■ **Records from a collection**
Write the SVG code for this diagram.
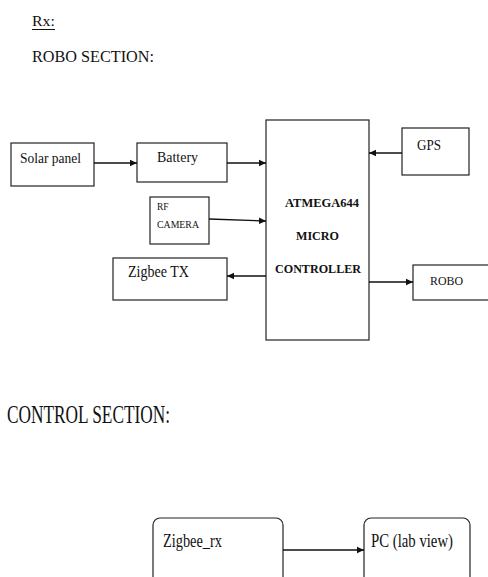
<svg xmlns="http://www.w3.org/2000/svg" width="488" height="577" viewBox="0 0 488 577">
<style>
text{font-family:"Liberation Serif","Times New Roman",serif;fill:#111}
.b{fill:#fff;stroke:#222;stroke-width:1.2}
.c{stroke:#111;stroke-width:1.3;fill:none}
.bold{font-weight:bold}
</style>
<defs>
<marker id="ah" markerWidth="8" markerHeight="8" refX="7" refY="4" orient="auto" markerUnits="userSpaceOnUse">
<path d="M0,0.8 L7,4 L0,7.2 Z" fill="#111"/>
</marker>
</defs>
<rect width="488" height="577" fill="#fff"/>
<g id="titles">
<text x="32" y="26" font-size="15" textLength="23" lengthAdjust="spacingAndGlyphs">Rx:</text>
<line x1="32" y1="29.5" x2="55" y2="29.5" stroke="#111" stroke-width="1"/>
<text x="32" y="62" font-size="17" textLength="122" lengthAdjust="spacingAndGlyphs">ROBO SECTION:</text>
<text x="7" y="423" font-size="25" textLength="163" lengthAdjust="spacingAndGlyphs">CONTROL SECTION:</text>
</g>
<g id="solar">
<rect class="b" x="11" y="143" width="83" height="43"/>
<text x="20" y="163" font-size="14" textLength="61" lengthAdjust="spacingAndGlyphs">Solar panel</text>
</g>
<g id="battery">
<rect class="b" x="137" y="143" width="90" height="39"/>
<text x="157" y="162" font-size="14" textLength="41" lengthAdjust="spacingAndGlyphs">Battery</text>
</g>
<g id="rfcamera">
<rect class="b" x="150" y="197" width="59" height="47"/>
<text x="157" y="210" font-size="9.5">RF</text>
<text x="157" y="228" font-size="9.5" textLength="42" lengthAdjust="spacingAndGlyphs">CAMERA</text>
</g>
<g id="zigbeetx">
<rect class="b" x="113" y="258" width="114" height="42"/>
<text x="128" y="277" font-size="17" textLength="61" lengthAdjust="spacingAndGlyphs">Zigbee TX</text>
</g>
<g id="mcu">
<rect class="b" x="266" y="120" width="103" height="220"/>
<text class="bold" x="285" y="207" font-size="12.5" textLength="74" lengthAdjust="spacingAndGlyphs">ATMEGA644</text>
<text class="bold" x="296" y="240" font-size="12.5" textLength="43" lengthAdjust="spacingAndGlyphs">MICRO</text>
<text class="bold" x="275" y="273" font-size="12.5" textLength="86" lengthAdjust="spacingAndGlyphs">CONTROLLER</text>
</g>
<g id="gps">
<rect class="b" x="402" y="128" width="67" height="47"/>
<text x="417" y="150" font-size="14" textLength="24" lengthAdjust="spacingAndGlyphs">GPS</text>
</g>
<g id="robo">
<rect class="b" x="413" y="265" width="80" height="35"/>
<text x="430" y="285" font-size="13" textLength="33" lengthAdjust="spacingAndGlyphs">ROBO</text>
</g>
<g id="zigbeerx">
<rect class="b" x="153" y="518" width="130" height="70" rx="7"/>
<text x="163" y="547" font-size="19" textLength="59" lengthAdjust="spacingAndGlyphs">Zigbee_rx</text>
</g>
<g id="pc">
<rect class="b" x="364" y="518" width="106" height="70" rx="7"/>
<text x="371" y="547" font-size="19" textLength="82" lengthAdjust="spacingAndGlyphs">PC (lab view)</text>
</g>
<g id="connectors">
<line class="c" x1="94" y1="163" x2="137" y2="163" marker-end="url(#ah)"/>
<line class="c" x1="227" y1="163" x2="266" y2="163" marker-end="url(#ah)"/>
<line class="c" x1="209" y1="219" x2="266" y2="221" marker-end="url(#ah)"/>
<line class="c" x1="266" y1="276" x2="227" y2="276" marker-end="url(#ah)"/>
<line class="c" x1="402" y1="153" x2="369" y2="153" marker-end="url(#ah)"/>
<line class="c" x1="369" y1="282" x2="413" y2="282" marker-end="url(#ah)"/>
<line class="c" x1="283" y1="550" x2="364" y2="550" marker-end="url(#ah)"/>
</g>
</svg>
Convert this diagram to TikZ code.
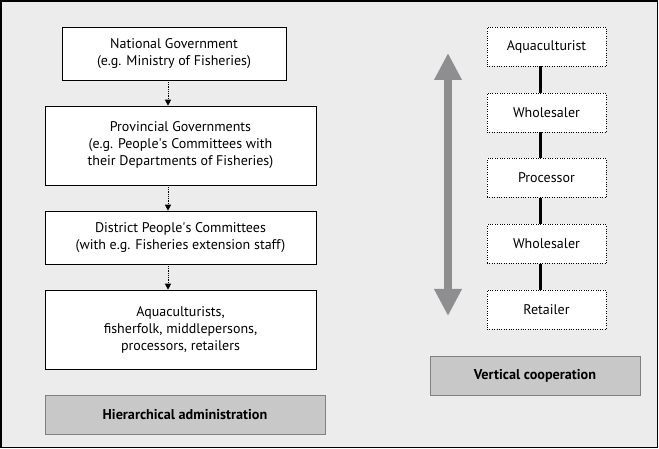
\documentclass[tikz,border=0pt]{standalone}
\usepackage{fontspec}
\setmainfont{PT Sans}
\usetikzlibrary{arrows.meta}
\definecolor{panelgrey}{HTML}{ECECEC}
\definecolor{labelgrey}{HTML}{C8C8C8}
\definecolor{arrowgrey}{HTML}{8E8E90}
\begin{document}
\begin{tikzpicture}[x=1pt, y=-1pt,
        every node/.style={font=\fontsize{14}{17}\selectfont, align=center, inner sep=0},
        levelbox/.style={draw, semithick, fill=white, minimum width=271pt},
        chainbox/.style={draw, dotted, fill=white, minimum width=119pt, minimum height=39pt},
        titlebox/.style={draw=black!50, fill=labelgrey, minimum height=39pt, font=\fontsize{14.2}{17}\selectfont\bfseries},
        flow/.style={densely dotted, thick, -{Triangle[width=6pt,length=6pt]}},
        link/.style={line width=3pt}]
    \useasboundingbox (0,0) rectangle (659,449);
    \draw [line width=1.5pt, fill=panelgrey] (1,1) rectangle (657.5,447.5);
    % hierarchical administration
    \node [levelbox, minimum width=224pt, minimum height=53pt] (nat) at (174,53.5)
        {National Government\\(e.g. Ministry of Fisheries)};
    \node [levelbox, minimum height=79pt] (prov) at (180.5,145.5)
        {Provincial Governments\\(e.g. People\textquotesingle s Committees with\\their Departments of Fisheries)};
    \node [levelbox, minimum height=53pt] (dist) at (180.5,237.5)
        {District People\textquotesingle s Committees\\(with e.g. Fisheries extension staff)};
    \node [levelbox, minimum height=79pt] (actors) at (180.5,329.5)
        {Aquaculturists,\\fisherfolk, middlepersons,\\processors, retailers};
    \node [titlebox, minimum width=280pt] (hier) at (185,414.5) {Hierarchical administration};
    \coordinate (axis) at (168,0);
    \draw [flow] (nat.south -| axis) -- (prov.north -| axis);
    \draw [flow] (prov.south -| axis) -- (dist.north -| axis);
    \draw [flow] (dist.south -| axis) -- (actors.north -| axis);
    % vertical cooperation
    \node [chainbox] (aqua) at (546.5,46.5) {Aquaculturist};
    \node [chainbox] (whole) at (546.5,112.5) {Wholesaler};
    \node [chainbox] (proc) at (546.5,178) {Processor};
    \node [chainbox] (wholetwo) at (546.5,244) {Wholesaler};
    \node [chainbox] (retail) at (546.5,309.5) {Retailer};
    \coordinate (chain) at (540,0);
    \draw [link] (aqua.south -| chain) -- (whole.north -| chain);
    \draw [link] (whole.south -| chain) -- (proc.north -| chain);
    \draw [link] (proc.south -| chain) -- (wholetwo.north -| chain);
    \draw [link] (wholetwo.south -| chain) -- (retail.north -| chain);
    \coordinate (up) at (448,53);
    \coordinate (down) at (448,316);
    \draw [arrowgrey, line width=8pt, {Triangle[width=26pt,length=27pt]}-{Triangle[width=26pt,length=27pt]}] (up) -- (down);
    \node [titlebox, minimum width=210pt] (vert) at (535,375.5) {Vertical cooperation};
\end{tikzpicture}
\end{document}
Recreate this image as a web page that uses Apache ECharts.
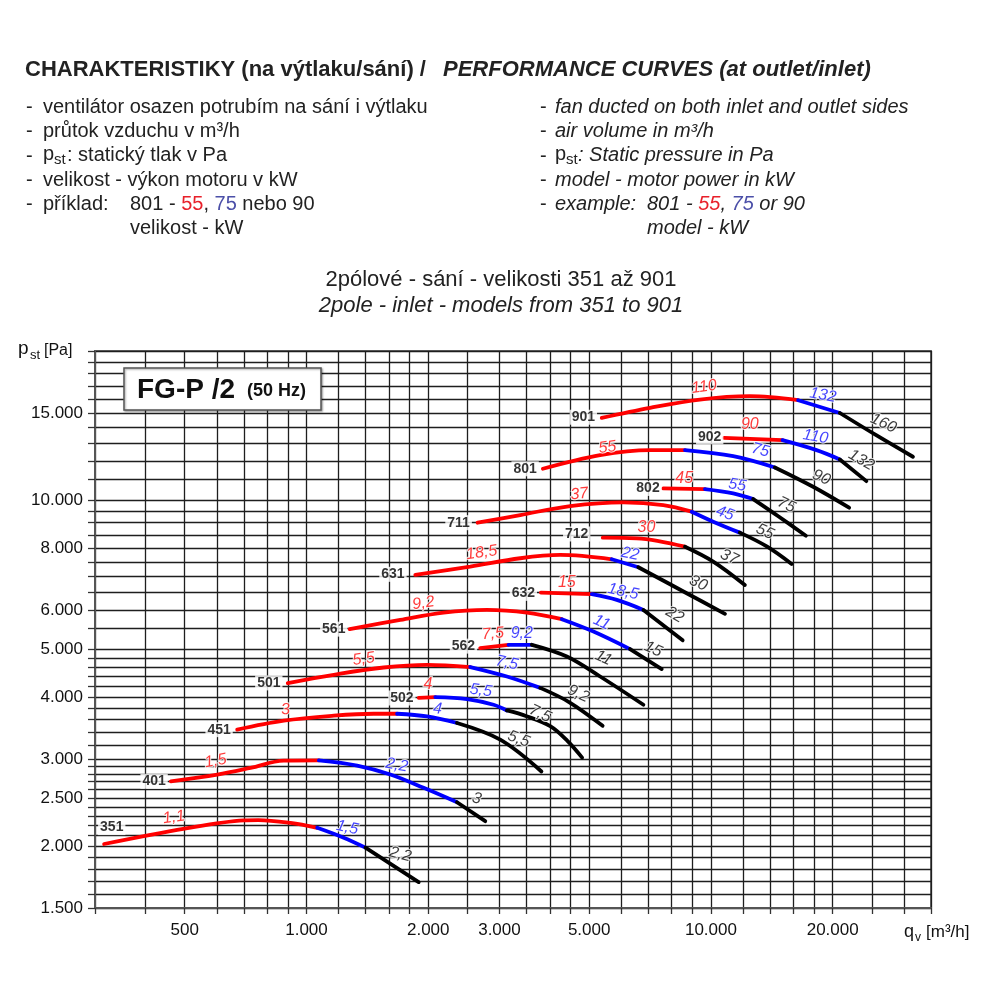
<!DOCTYPE html>
<html><head><meta charset="utf-8">
<script src="https://cdn.jsdelivr.net/npm/echarts@6.0.0/dist/echarts.min.js"></script>
<style>html,body{margin:0;padding:0;background:#fff}#c{width:1000px;height:1000px}</style>
</head><body><div id="c"></div>
<script>
// ---- axis ticks / labels ----
const xGridValues = [300,400,500,600,700,800,900,1000,1200,1400,1600,1800,2000,2500,3000,3500,4000,4500,5000,6000,7000,8000,9000,10000,12000,14000,16000,18000,20000,25000,30000,35000];
const xLabelValues = [500,1000,2000,3000,5000,10000,20000];
const yGridValues = [1500,1600,1700,1800,1900,2000,2100,2200,2300,2400,2500,2600,2700,2800,2900,3000,3200,3400,3600,3800,4000,4200,4400,4600,4800,5000,5500,6000,6500,7000,7500,8000,8500,9000,9500,10000,11000,12000,13000,14000,15000,16000,17000,18000,19000,20000];
const yLabelValues = [1500,2000,2500,3000,4000,5000,6000,8000,10000,15000];

// ---- curves: [q m3/h, pst Pa]; split = indices where red->blue and blue->black ----
const m351 = [[316,2020],[500,2170],[700,2255],[760,2258],[913,2228],[1063,2178],[1236,2080],[1399,1986],[1894,1692]];
const m351Split = [5,7];
const m351Kw = ['1,1','1,5','2,2'];
const m351KwAt = [[470,2287],[1261,2180],[1706,1924]];
const m351TagAt = [330,2180];

const m401 = [[462,2704],[602,2790],[727,2877],[879,2976],[1073,2980],[1334,2909],[1612,2790],[1948,2623],[2356,2453],[2767,2246]];
const m401Split = [4,8];
const m401Kw = ['1,5','2,2','3'];
const m401KwAt = [[596,2972],[1672,2915],[2637,2496]];
const m401TagAt = [420,2704];

const m451 = [[674,3438],[879,3584],[1168,3668],[1466,3702],[1675,3702],[1987,3656],[2356,3546],[3013,3281],[3810,2830]];
const m451Split = [4,6];
const m451Kw = ['3','4','5,5'];
const m451KwAt = [[887,3772],[2109,3784],[3346,3291]];
const m451TagAt = [608,3438];

const m501 = [[899,4270],[1168,4437],[1552,4590],[1987,4648],[2541,4600],[3130,4402],[3783,4175],[4467,3905],[5397,3500]];
const m501Split = [4,6];
const m501Kw = ['5,5','7,5','9,2'];
const m501KwAt = [[1385,4773],[3130,4690],[4703,4064]];
const m501TagAt = [807,4273];

const m502 = [[1895,3985],[2082,4001],[2494,3964],[2901,3860],[3130,3759],[3500,3660],[4005,3494],[4411,3267],[4803,3019]];
const m502Split = [1,4];
const m502Kw = ['4','5,5','7,5'];
const m502KwAt = [[1997,4236],[2699,4124],[3783,3702]];
const m502TagAt = [1721,3983];

const m561 = [[1279,5487],[1706,5728],[2183,5926],[2794,6000],[3506,5926],[4279,5746],[5123,5426],[6310,5000],[7556,4556]];
const m561Split = [5,7];
const m561Kw = ['9,2','11','15'];
const m561KwAt = [[1946,6190],[5370,5657],[7194,5000]];
const m561TagAt = [1168,5487];

const m562 = [[2688,5023],[3159,5101],[3608,5101],[4403,4831],[5321,4402],[6808,3860]];
const m562Split = [1,2];
const m562Kw = ['7,5','9,2','11'];
const m562KwAt = [[2889,5370],[3406,5370],[5420,4796]];
const m562TagAt = [2444,5070];

const m631 = [[1858,7060],[2541,7339],[3377,7629],[4239,7747],[5686,7593],[6614,7317],[8710,6484],[10830,5890]];
const m631Split = [4,5];
const m631Kw = ['18,5','22','30'];
const m631KwAt = [[2711,7830],[6310,7782],[9306,6793]];
const m631TagAt = [1636,7080];

const m632 = [[3798,6502],[5076,6454],[5851,6285],[6808,6000],[8513,5208]];
const m632Split = [1,3];
const m632Kw = ['15','18,5','22'];
const m632KwAt = [[4403,6810],[6069,6530],[8136,5862]];
const m632TagAt = [3437,6480];

const m711 = [[2649,9000],[3377,9328],[4487,9725],[6074,9893],[7623,9770],[8962,9473],[10130,9045],[11790,8594],[13740,8060],[15830,7430]];
const m711Split = [5,7];
const m711Kw = ['37','45','55'];
const m711KwAt = [[4729,10282],[10830,9402],[13600,8634]];
const m711TagAt = [2377,9000];

const m712 = [[5402,8394],[6554,8370],[8627,8050],[10130,7513],[12130,6737]];
const m712Split = [2,2];
const m712Kw = ['30',null,'37'];
const m712KwAt = [[6929,8810],null,[11100,7668]];
const m712TagAt = [4657,8540];

const m801 = [[3841,11565],[5321,12323],[7070,12613],[8627,12613],[11350,12266],[14390,11637],[17890,10637],[21960,9650]];
const m801Split = [3,5];
const m801Kw = ['55','75','90'];
const m801KwAt = [[5544,12770],[13250,12613],[18740,11110]];
const m801TagAt = [3472,11565];

const m802 = [[7623,10556],[9665,10524],[11350,10316],[12720,10046],[14730,9255],[17170,8472]];
const m802Split = [1,3];
const m802Kw = ['45','55','75'];
const m802KwAt = [[8591,11060],[11620,10720],[15370,9770]];
const m802TagAt = [6989,10556];

const m901 = [[5370,14650],[7070,15350],[9393,15960],[12480,16210],[16430,15910],[20830,14990],[25620,13520],[31580,12230]];
const m901Split = [4,5];
const m901Kw = ['110','132','160'];
const m901KwAt = [[9621,16930],[18920,16280],[26700,14280]];
const m901TagAt = [4837,14700];

const m902 = [[10770,13350],[15030,13210],[18240,12613],[20830,12080],[24230,10920]];
const m902Split = [1,3];
const m902Kw = ['90','110','132'];
const m902KwAt = [[12480,14230],[18140,13420],[23530,12040]];
const m902TagAt = [9930,13420];

const kwRotation = {
  '351':[8,-12,-15],'401':[10,-10,-15],'451':[5,-5,-20],'501':[8,-12,-25],'502':[0,-8,-25],
  '561':[8,-25,-25],'562':[5,0,-25],'631':[8,-12,-25],'632':[0,-12,-30],'711':[6,-20,-25],
  '712':[0,0,-25],'801':[8,-15,-25],'802':[0,-10,-25],'901':[8,-10,-25],'902':[0,-10,-30]
};

const curves = [
  ['351',m351,m351Split,m351Kw,m351KwAt,m351TagAt],
  ['401',m401,m401Split,m401Kw,m401KwAt,m401TagAt],
  ['451',m451,m451Split,m451Kw,m451KwAt,m451TagAt],
  ['501',m501,m501Split,m501Kw,m501KwAt,m501TagAt],
  ['502',m502,m502Split,m502Kw,m502KwAt,m502TagAt],
  ['561',m561,m561Split,m561Kw,m561KwAt,m561TagAt],
  ['562',m562,m562Split,m562Kw,m562KwAt,m562TagAt],
  ['631',m631,m631Split,m631Kw,m631KwAt,m631TagAt],
  ['632',m632,m632Split,m632Kw,m632KwAt,m632TagAt],
  ['711',m711,m711Split,m711Kw,m711KwAt,m711TagAt],
  ['712',m712,m712Split,m712Kw,m712KwAt,m712TagAt],
  ['801',m801,m801Split,m801Kw,m801KwAt,m801TagAt],
  ['802',m802,m802Split,m802Kw,m802KwAt,m802TagAt],
  ['901',m901,m901Split,m901Kw,m901KwAt,m901TagAt],
  ['902',m902,m902Split,m902Kw,m902KwAt,m902TagAt]
];

const segColors = ['#ff0000','#0000ff','#000000'];
const kwTextColors = ['#ff0a0a','#1414ff','#0a0a0a'];
const FONT = '"Liberation Sans", Arial, sans-serif';
const fmt = v => String(Math.round(v)).replace(/\B(?=(\d{3})+(?!\d))/g, '.');

const series = [];
const kwLabels = [];
const tagLabels = [];
curves.forEach(([tag, pts, split, kw, kwAt, tagAt]) => {
  const bounds = [[0, split[0]], [split[0], split[1]], [split[1], pts.length - 1]];
  bounds.forEach(([a, b], i) => {
    if (b <= a) return;
    series.push({
      type: 'line', data: pts.slice(a, b + 1), smooth: 0.35, showSymbol: false,
      silent: true, z: 3, lineStyle: { color: segColors[i], width: 3.8, cap: 'round' }
    });
  });
  kw.forEach((t, i) => {
    if (!t) return;
    kwLabels.push({
      value: kwAt[i],
      label: { formatter: t, color: kwTextColors[i], rotate: kwRotation[tag][i] }
    });
  });
  tagLabels.push({ value: tagAt, label: { formatter: tag } });
});

series.push({
  type: 'scatter', data: kwLabels, symbolSize: 0, silent: true, z: 5,
  label: { show: true, position: 'inside', fontFamily: FONT, fontSize: 16, fontStyle: 'italic',
           textBorderColor: '#fff', textBorderWidth: 2 }
});
series.push({
  type: 'scatter', data: tagLabels, symbolSize: 0, silent: true, z: 6,
  label: { show: true, position: 'inside', fontFamily: FONT, fontSize: 14, fontWeight: 'bold',
           color: '#000', backgroundColor: '#fff', padding: [1, 2, 0, 2] }
});

const T = (x, y, text, size, opts = {}) => ({
  type: 'text', x, y, z: 10,
  style: Object.assign({ text, font: (opts.style || '') + ' ' + (opts.weight || 'normal') + ' ' + size + 'px ' + FONT,
    fill: opts.fill || '#222', align: opts.align || 'left', verticalAlign: 'middle' }, opts.extra || {})
});

const graphic = [
  T(25, 70, 'CHARAKTERISTIKY (na výtlaku/sání) /', 22, { weight: 'bold' }),
  T(443, 70, 'PERFORMANCE CURVES (at outlet/inlet)', 22, { weight: 'bold', style: 'italic' }),
  T(26, 107, '-', 20), T(43, 107, 'ventilátor osazen potrubím na sání i výtlaku', 20),
  T(26, 131, '-', 20), T(43, 131, 'průtok vzduchu v m³/h', 20),
  T(26, 156, '-', 20), T(43, 154, 'p', 20), T(54, 160, 'st', 15), T(67, 155, ': statický tlak v Pa', 20),
  T(26, 180, '-', 20), T(43, 180, 'velikost - výkon motoru v kW', 20),
  T(26, 204, '-', 20), T(43, 204, 'příklad:', 20),
  { type: 'text', x: 130, y: 204, z: 10, style: { text: '{t|801 - }{r|55}{t|, }{b|75}{t| nebo 90}', verticalAlign: 'middle',
      rich: { t: { font: '20px ' + FONT, fill: '#222' }, r: { font: '20px ' + FONT, fill: '#e8202a' }, b: { font: '20px ' + FONT, fill: '#4b4fa8' } } } },
  T(130, 228, 'velikost - kW', 20),
  T(540, 107, '-', 20), T(555, 107, 'fan ducted on both inlet and outlet sides', 20, { style: 'italic' }),
  T(540, 131, '-', 20), T(555, 131, 'air volume in m³/h', 20, { style: 'italic' }),
  T(540, 156, '-', 20), T(555, 154, 'p', 20), T(566, 160, 'st', 15), T(578, 155, ': Static pressure in Pa', 20, { style: 'italic' }),
  T(540, 180, '-', 20), T(555, 180, 'model - motor power in kW', 20, { style: 'italic' }),
  T(540, 204, '-', 20), T(555, 204, 'example:', 20, { style: 'italic' }),
  { type: 'text', x: 647, y: 204, z: 10, style: { text: '{t|801 - }{r|55}{t|, }{b|75}{t| or 90}', verticalAlign: 'middle',
      rich: { t: { font: 'italic 20px ' + FONT, fill: '#222' }, r: { font: 'italic 20px ' + FONT, fill: '#e8202a' }, b: { font: 'italic 20px ' + FONT, fill: '#4b4fa8' } } } },
  T(647, 228, 'model - kW', 20, { style: 'italic' }),
  T(501, 280, '2pólové - sání - velikosti 351 až 901', 22, { align: 'center' }),
  T(501, 306, '2pole - inlet - models from 351 to 901', 22, { align: 'center', style: 'italic' }),
  // axis names
  T(18, 349, 'p', 19, { fill: '#111' }), T(30, 355, 'st', 13, { fill: '#111' }), T(44, 351, '[Pa]', 16, { fill: '#111' }),
  T(904, 932, 'q', 18, { fill: '#111' }), T(915, 938, 'v', 12, { fill: '#111' }), T(926, 932, '[m³/h]', 17, { fill: '#111' }),
  // FG-P box
  { type: 'rect', shape: { x: 124, y: 368, width: 197, height: 42 }, z: 8,
    style: { fill: '#fff', stroke: '#555', lineWidth: 1.5, shadowBlur: 2, shadowColor: 'rgba(0,0,0,0.35)', shadowOffsetX: 1, shadowOffsetY: 1 } },
  T(137, 390, 'FG-P /2', 28, { weight: 'bold', fill: '#111' }),
  T(247, 391, '(50 Hz)', 18, { weight: 'bold', fill: '#111' })
];

const chart = echarts.init(document.getElementById('c'), null, { renderer: 'canvas' });
chart.setOption({
  animation: false,
  backgroundColor: '#fff',
  grid: { left: 95, right: 69, top: 351, bottom: 92, show: true, borderColor: '#666', borderWidth: 2, backgroundColor: 'transparent' },
  xAxis: {
    type: 'log', logBase: 10, min: 300, max: 35000,
    axisLine: { show: true, onZero: false, lineStyle: { color: '#555', width: 2 } },
    axisTick: { show: true, customValues: xGridValues, length: 6, lineStyle: { color: '#333', width: 1.3 } },
    axisLabel: { show: true, customValues: xLabelValues, formatter: fmt, fontFamily: FONT, fontSize: 17, color: '#111', margin: 14 },
    splitLine: { show: true, lineStyle: { color: '#1e1e1e', width: 1.3 } },
    minorTick: { show: false }, minorSplitLine: { show: false }
  },
  yAxis: {
    type: 'log', logBase: 10, min: 1500, max: 20000,
    axisLine: { show: true, onZero: false, lineStyle: { color: '#555', width: 2 } },
    axisTick: { show: true, customValues: yGridValues, length: 7, lineStyle: { color: '#333', width: 1.3 } },
    axisLabel: { show: true, customValues: yLabelValues, formatter: fmt, fontFamily: FONT, fontSize: 17, color: '#111', margin: 12 },
    splitLine: { show: true, lineStyle: { color: '#1e1e1e', width: 1.3 } },
    minorTick: { show: false }, minorSplitLine: { show: false }
  },
  series,
  graphic
});
</script>
</body></html>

■ **What the exercise asks**
Give the count of lines holding the word "code" and nothing more.

■ **Task result**
2